Meet Your New Digital Co-Worker: AI Agents

At CES 2025, NVIDIA CEO Jensen Huang dropped a statement that has been quietly echoing through boardrooms ever since:

“The IT department of every company is going to be the HR department of AI agents in the future. Today, they manage and maintain a bunch of software from the IT industry. In the future, they will maintain, nurture, onboard, and improve a whole bunch of digital agents and provision them to the companies to use. And so, your IT department is gonna become kind of like AI Agent HR.” (1)

It’s a provocative thought, but it captures a shift that is already underway. We’re moving beyond software as a tool and into a world where autonomous, goal-driven AI system “agents” will sit alongside us as co-workers. For leaders, the real challenge is not just adopting these technologies, but understanding what they mean for organizational design, team culture, and the very definition of work itself.

What Exactly Are AI Agents?

Unlike traditional AI tools, which act more like calculators on steroids or an overly eager intern, fast, smart, but ultimately dependent on human prompts and expertise, agentic AI systems can act with a degree of autonomy. They don’t just respond; they take initiative. McKinsey frames it as the move from “tools to teammates”, software that can pursue objectives, make decisions, and interact with humans as if they were colleagues (2. McKinsey, The Future of Work is Agentic).

The difference now is that AI agents are not just supporting roles, they are increasingly being positioned as collaborators. Agents that schedule meetings, monitor systems, or even write code are just the surface. Imagine digital colleagues that can handle compliance monitoring, optimize supply chains, or redesign customer journeys, without waiting for someone to press “run.”

From a leadership perspective, this raises many topics:

  • Governance becomes cultural. It’s not enough to regulate how people use technology; organizations will need to decide what kind of “colleagues” they are willing to trust with decision-making power.
  • Processes must be defined to the letter. These agents will be trained on workflows, not intuition. If processes are vague or inconsistent, outcomes will be unpredictable. Leaders will have to sharpen process definition in ways they may have avoided until now.
  • Work will fragment. Some tasks will shift entirely to agents, while others will become joint ventures between humans and digital counterparts.
  • Talent roles will blur. A project manager, a DevOps engineer, or a financial analyst may spend less time doing the work themselves and more time checking, training, and monitoring agents who do it for them.

What this means for IT leaders

If in the future, much of human work becomes “AI agent handling”, checking, monitoring, building, does that mean everything collapses into IT? Will every leader, regardless of function, become a kind of mini-CIO?

The language of “co-workers” isn’t hype, it’s preparation. For CIOs, CTOs, and HR leaders, the leadership challenge is twofold:

  • Adoption Strategy. When do you experiment, when do you standardize, and when do you resist?
  • Workforce Redesign. What skills do you hire for when the job description itself might include “managing agents” alongside humans?

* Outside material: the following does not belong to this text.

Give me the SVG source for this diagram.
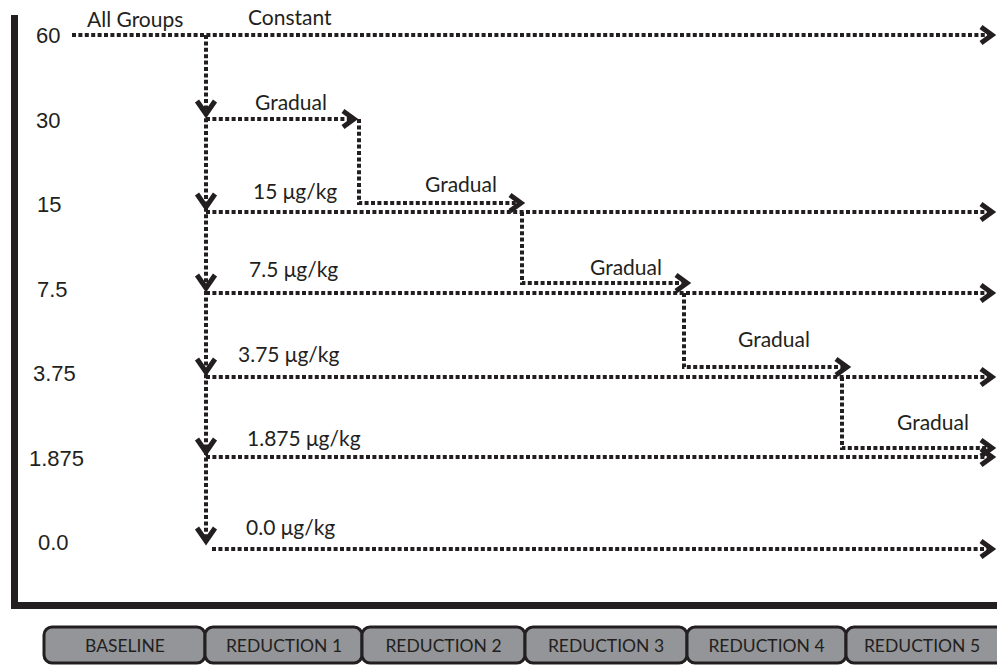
<svg xmlns="http://www.w3.org/2000/svg" width="997" height="665" viewBox="0 0 997 665">
<style>
.dot{fill:none;stroke:#231f20;stroke-width:4;stroke-dasharray:4 2.4}
.ah{fill:none;stroke:#231f20;stroke-width:5;stroke-linejoin:miter;stroke-linecap:butt}
.ax{fill:none;stroke:#231f20;stroke-width:7}
.val{font-family:"Liberation Sans",Arial,sans-serif;font-size:22px;fill:#231f20}
.lbl{font-family:Lato,"Open Sans",sans-serif;font-size:21px;fill:#231f20}
.btn rect{fill:#939598;stroke:#231f20;stroke-width:3}
.btn text{font-family:Lato,"Open Sans",sans-serif;font-size:17.5px;fill:#231f20;text-anchor:middle}
</style>
<rect width="997" height="665" fill="#fff"/>
<g id="axis">
<line class="ax" x1="14.5" y1="15" x2="14.5" y2="609"/>
<line class="ax" x1="11" y1="605.5" x2="997" y2="605.5"/>
</g>
<g id="levels">
<text class="val" x="36" y="43">60</text>
<text class="val" x="36" y="128">30</text>
<text class="val" x="37" y="212">15</text>
<text class="val" x="37" y="297">7.5</text>
<text class="val" x="33" y="381">3.75</text>
<text class="val" x="29" y="466">1.875</text>
<text class="val" x="38" y="550">0.0</text>
</g>
<g id="labels">
<text class="lbl" x="87" y="27">All Groups</text>
<text class="lbl" x="248" y="25">Constant</text>
<text class="lbl" x="255" y="110">Gradual</text>
<text class="lbl" x="253" y="199">15 μg/kg</text>
<text class="lbl" x="425" y="192">Gradual</text>
<text class="lbl" x="249" y="277">7.5 μg/kg</text>
<text class="lbl" x="590" y="275">Gradual</text>
<text class="lbl" x="238" y="362">3.75 μg/kg</text>
<text class="lbl" x="738" y="347">Gradual</text>
<text class="lbl" x="247" y="446">1.875 μg/kg</text>
<text class="lbl" x="897" y="430">Gradual</text>
<text class="lbl" x="246" y="535">0.0 μg/kg</text>
</g>
<g id="connectors">
<path class="dot" d="M72 35H990"/>
<path class="dot" d="M206 35V541"/>
<path class="dot" d="M206 119H354"/>
<path class="dot" d="M359 119V203H521"/>
<path class="dot" d="M206 212H990"/>
<path class="dot" d="M522 212V283H687"/>
<path class="dot" d="M206 293H990"/>
<path class="dot" d="M684 293V367H847"/>
<path class="dot" d="M206 377H990"/>
<path class="dot" d="M842 377V448H990"/>
<path class="dot" d="M206 457H990"/>
<path class="dot" d="M212 549H990"/>
<path class="ah" d="M981 27L992 35L981 43"/>
<path class="ah" d="M343 111L354 119L343 127"/>
<path class="ah" d="M510 195L521 203L510 211"/>
<path class="ah" d="M981 204L992 212L981 220"/>
<path class="ah" d="M676 275L687 283L676 291"/>
<path class="ah" d="M981 285L992 293L981 301"/>
<path class="ah" d="M836 359L847 367L836 375"/>
<path class="ah" d="M981 369L992 377L981 385"/>
<path class="ah" d="M981 440L992 448L981 456"/>
<path class="ah" d="M981 449L992 457L981 465"/>
<path class="ah" d="M981 541L992 549L981 557"/>
<path class="ah" d="M197 101L206 114L215 101"/>
<path class="ah" d="M197 194L206 207L215 194"/>
<path class="ah" d="M197 275L206 288L215 275"/>
<path class="ah" d="M197 359L206 372L215 359"/>
<path class="ah" d="M197 439L206 452L215 439"/>
<path class="ah" d="M197 528L206 541L215 528"/>
</g>
<g id="btn-baseline" class="btn"><rect x="44" y="627" width="161" height="36" rx="8"/><text x="125" y="652">BASELINE</text></g>
<g id="btn-r1" class="btn"><rect x="205" y="627" width="157" height="36" rx="8"/><text x="284" y="652">REDUCTION 1</text></g>
<g id="btn-r2" class="btn"><rect x="362" y="627" width="163" height="36" rx="8"/><text x="443.5" y="652">REDUCTION 2</text></g>
<g id="btn-r3" class="btn"><rect x="525" y="627" width="162" height="36" rx="8"/><text x="606" y="652">REDUCTION 3</text></g>
<g id="btn-r4" class="btn"><rect x="687" y="627" width="159" height="36" rx="8"/><text x="766.5" y="652">REDUCTION 4</text></g>
<g id="btn-r5" class="btn"><rect x="846" y="627" width="160" height="36" rx="8"/><text x="922" y="652">REDUCTION 5</text></g>
</svg>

Huang’s analogy: IT as the HR department of AI, illustrates where this is headed. Provisioning agents won’t be a technical task alone; it will be an organizational one. The conversations happening now are less about if this will reshape work, and more about how fast it will spread and how much trust leaders are willing to place in these systems.

This is why, as someone who spends their days working with senior technology leaders on hiring strategy, I pay close attention to these shifts. They are not distant “what-ifs.” They are already shaping how organizations think about capability, culture, and the kind of leaders they need to bring in. If we are heading into a world where “everything is IT,” then leadership itself may be about preparing people not just to use technology, but to manage an entirely new class of digital colleagues.